4. The preparation method of the graphene and in-situ nanoparticle-co-reinforced aluminum matrix composite according to claim 3, wherein the graphene is a graphene nanosheet with a thickness of 3 nm to 5 nm and a diameter of 5 μm to 20 μm.

5. The preparation method of the graphene and in-situ nanoparticle-co-reinforced aluminum matrix composite according to claim 3, wherein the sensitizing solution comprises: SnCl2·2H2O: 20 g/L to 30 g/L, and HCl: 0.5 mol/L to 0.6 mol/L; a volume ratio of the AgNO3 solution to the aqueous ammonia is 1,000:(12-15), and the aqueous ammonia has a concentration of 25 wt. %; and the chemical plating solution comprises: CuSO4·5H2O: 15 g/L to 30 g/L, C4O6H4KNa: 20 g/L to 40 g/L, and ethylenediaminetetraacetic acid disodium (EDTA-2Na): 25 g/L to 50 g/L.

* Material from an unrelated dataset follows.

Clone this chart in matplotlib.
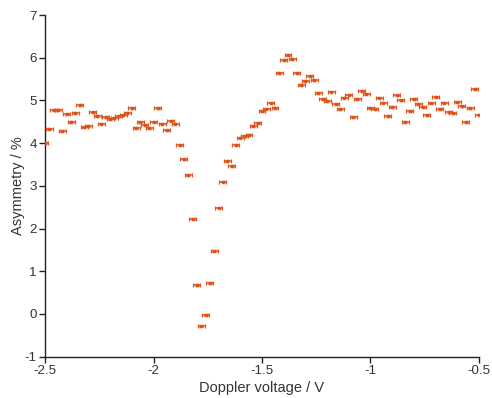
import numpy as np
import matplotlib.pyplot as plt

plt.rcParams['font.family'] = ['Liberation Sans', 'DejaVu Sans']
plt.rcParams['axes.unicode_minus'] = False

# Doppler voltage scan, -2.5 V to -0.5 V in 0.02 V steps
voltage = np.round(np.arange(-2.5, -0.5 + 1e-9, 0.02), 2)
asymmetry = [
    4.01, 4.34, 4.78, 4.77, 4.29, 4.68, 4.50, 4.71, 4.89, 4.37,
    4.41, 4.72, 4.64, 4.46, 4.61, 4.57, 4.60, 4.64, 4.66, 4.71,
    4.82, 4.35, 4.50, 4.43, 4.35, 4.50, 4.82, 4.46, 4.30, 4.53,
    4.46, 3.96, 3.62, 3.26, 2.22, 0.68, -0.28, -0.02, 0.73, 1.47,
    2.49, 3.10, 3.58, 3.46, 3.96, 4.13, 4.17, 4.20, 4.40, 4.48,
    4.76, 4.81, 4.95, 4.83, 5.65, 5.95, 6.07, 5.97, 5.64, 5.36,
    5.45, 5.58, 5.47, 5.17, 5.04, 4.99, 5.21, 4.91, 4.80, 5.07,
    5.14, 4.62, 5.04, 5.22, 5.16, 4.82, 4.80, 5.07, 4.95, 4.64,
    4.84, 5.12, 5.00, 4.50, 4.75, 5.04, 4.91, 4.85, 4.66, 4.93,
    5.09, 4.80, 4.95, 4.73, 4.71, 4.96, 4.86, 4.49, 4.82, 5.27,
    4.67,
]
xticks = [-2.5, -2, -1.5, -1, -0.5]
xticklabels = ['-2.5', '-2', '-1.5', '-1', '-0.5']
yticks = [-1, 0, 1, 2, 3, 4, 5, 6, 7]

fig = plt.figure(figsize=(4.92, 3.98), dpi=100)
ax = fig.add_axes([0.0915, 0.104, 0.882, 0.858])

ax.errorbar(voltage, asymmetry, xerr=0.016, yerr=0.02, fmt='s',
            color='#d9531e', ecolor='#e0561c', markersize=1.8,
            elinewidth=1.1, capsize=1.3, capthick=0.9, zorder=3)

ax.set_xlim(-2.5, -0.5)
ax.set_ylim(-1, 7)
ax.set_xticks(xticks)
ax.set_xticklabels(xticklabels)
ax.set_yticks(yticks)

for s in ['top', 'right']:
    ax.spines[s].set_visible(False)
for s in ['left', 'bottom']:
    ax.spines[s].set_color('#222222')
    ax.spines[s].set_linewidth(1.0)

ax.tick_params(direction='out', length=4, width=1.0, colors='#222222',
               labelsize=9.6, labelcolor='#333333', pad=2)

ax.set_xlabel('Doppler voltage / V', fontsize=10.5, color='#333333', labelpad=3)
ax.set_ylabel('Asymmetry / %', fontsize=10.5, color='#333333')
ax.yaxis.set_label_coords(-0.045, 0.5)

fig.savefig('out.png', dpi=100)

6. The preparation method of the graphene and in-situ nanoparticle-co-reinforced aluminum matrix composite according to claim 3, wherein the formaldehyde solution has a concentration of 37 wt. % and is added to the chemical plating solution first at an amount of 1.5% to 2% of a volume fraction of the chemical plating solution to allow a reduction for 2 min to 3 min and then at an amount of 3% to 4% of the volume fraction of the chemical plating solution; the NaOH solution used for a pH adjustment has a concentration of 37 wt. %; and the passivation solution is a solution of 0.5 wt. % to 1 wt. % benzotriazole in absolute ethanol.

7. The preparation method of the graphene and in-situ nanoparticle-co-reinforced aluminum matrix composite according to claim 1, wherein in the step (3), the aluminum powder has a particle size of 10 μm to 20 μm, and the mixture of the copper-coated graphene and the aluminum powder is ball-milled at a rotational speed of 200 rpm to 300 rpm.

8. The preparation method of the graphene and in-situ nanoparticle-co-reinforced aluminum matrix composite according to claim 1, wherein in the step (4), the cooling is conducted to 670° C. to 720° C.; the electromagnetic stirring is conducted at a frequency of 5 Hz to 20 Hz; the mechanical stirring is conducted at a rotational speed of 1,000 rpm to 1,200 rpm for 5 min to 10 min; and the ultrasonic treatment before the casting is conducted at an ultrasonic power of 1 kW to 2 kW for 30 s to 60 s.

9. The preparation method of the graphene and in-situ nanoparticle-co-reinforced aluminum matrix composite according to claim 1, wherein in the step (6), the rolling is conducted at a deformation amount of 50% to 95%.